In his series Deconstruction of a Mountain, Andrea Galvani photographs natural environments and then reinserts his prints back into the environment to be photographed again. For Galvani, the act of photography is understood as a feedback loop; an iterative process that travels back and forth across virtual and real space, becoming more and more complex as it picks up traces of the logic of each, like a tone that gathers distortion as it courses through an audio-loop. The structure works according to the principles of Augmented Reality wherein there is an interface or exchange between real and virtual spaces. The literal placement of digital photographs into their physical site moves in one direction (virtual–>real) while the final photograph moves the image in the other direction, back into the virtual space of digital photography (real–>virtual). This interface subjects the history of nature photography to the decontextualization and manipulation of digital photography just as it subjects digital photography and printmaking to the romanticism and site-specificity of nature photography.
In a series of untitled photographs from 2008, Tim Hyde collages together several fixed-frame shots of a man holding a piece of cardboard to create a single coherent but impossible photograph of space. A poetic proof of the inter-dependence of space and time, Hyde’s photos compress time to produce various geometric constructions that recall 3D models in both their blank texture and paradoxical shapes. Hyde takes advantage of the formal possibilities of Augmented Reality to virtually manipulate real space but without recourse to the actual technology–Hyde physically cuts and pastes the photographs himself. As such, his photographs speak to the potential for the analog “real” world to learn new strategies from virtual innovation and experimentation. This touches on the potential social and political import of AR theory: the liberatory tools of digital communities like Facebook or Twitter, so vaunted in the recent Arab Spring, are potentially available to communities that are totally without access to such technologies; what we need is creative translators.

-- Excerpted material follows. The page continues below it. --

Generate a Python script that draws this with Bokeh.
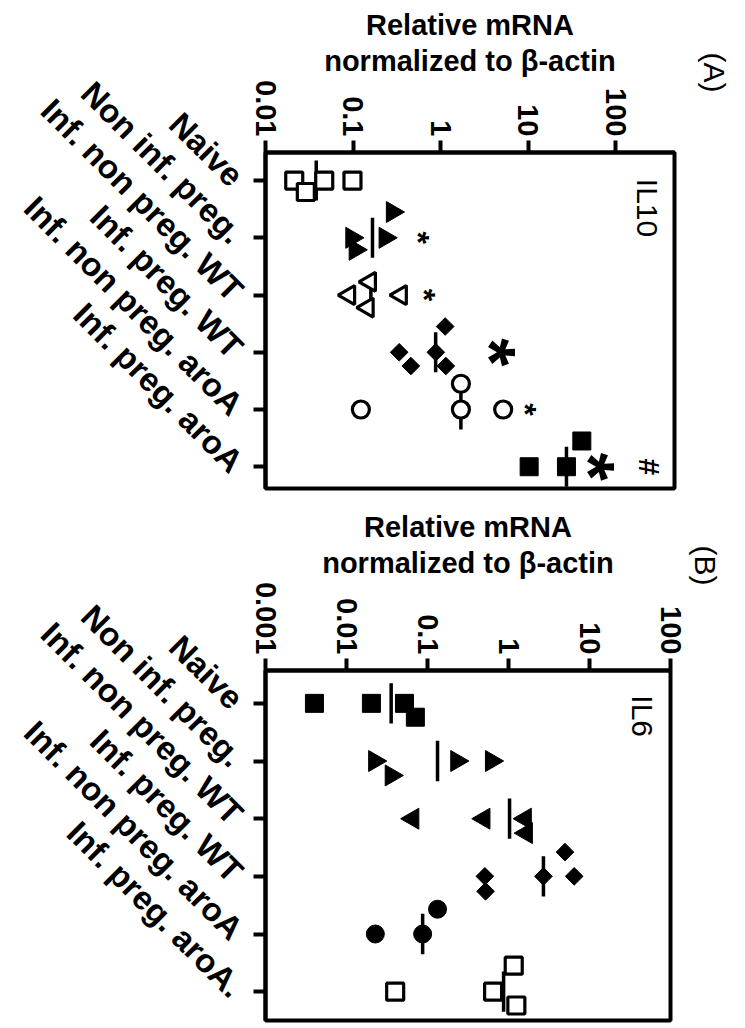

A relatively early pioneer in Augmented Reality photography, Jim Sanborn, has been making large-scale nature photographs that incorporate computer-generated patterns of projected light since 1995. Referencing the computer assisted drawings (CAD) drawings used by topographers, Sanborn’s Topographic Projections series document light projections onto landforms that can be measured in square miles. Instead of mapping these virtual contours digitally in virtual space, Sanborn moves the operation into real space unsticking the content (a contoured mountain range) from its usual means of production (auto-CAD). The works open an uncanny gap between what an image appears to be (a digital manipulation) and what it actually is (a photograph of a luminous phenomenon).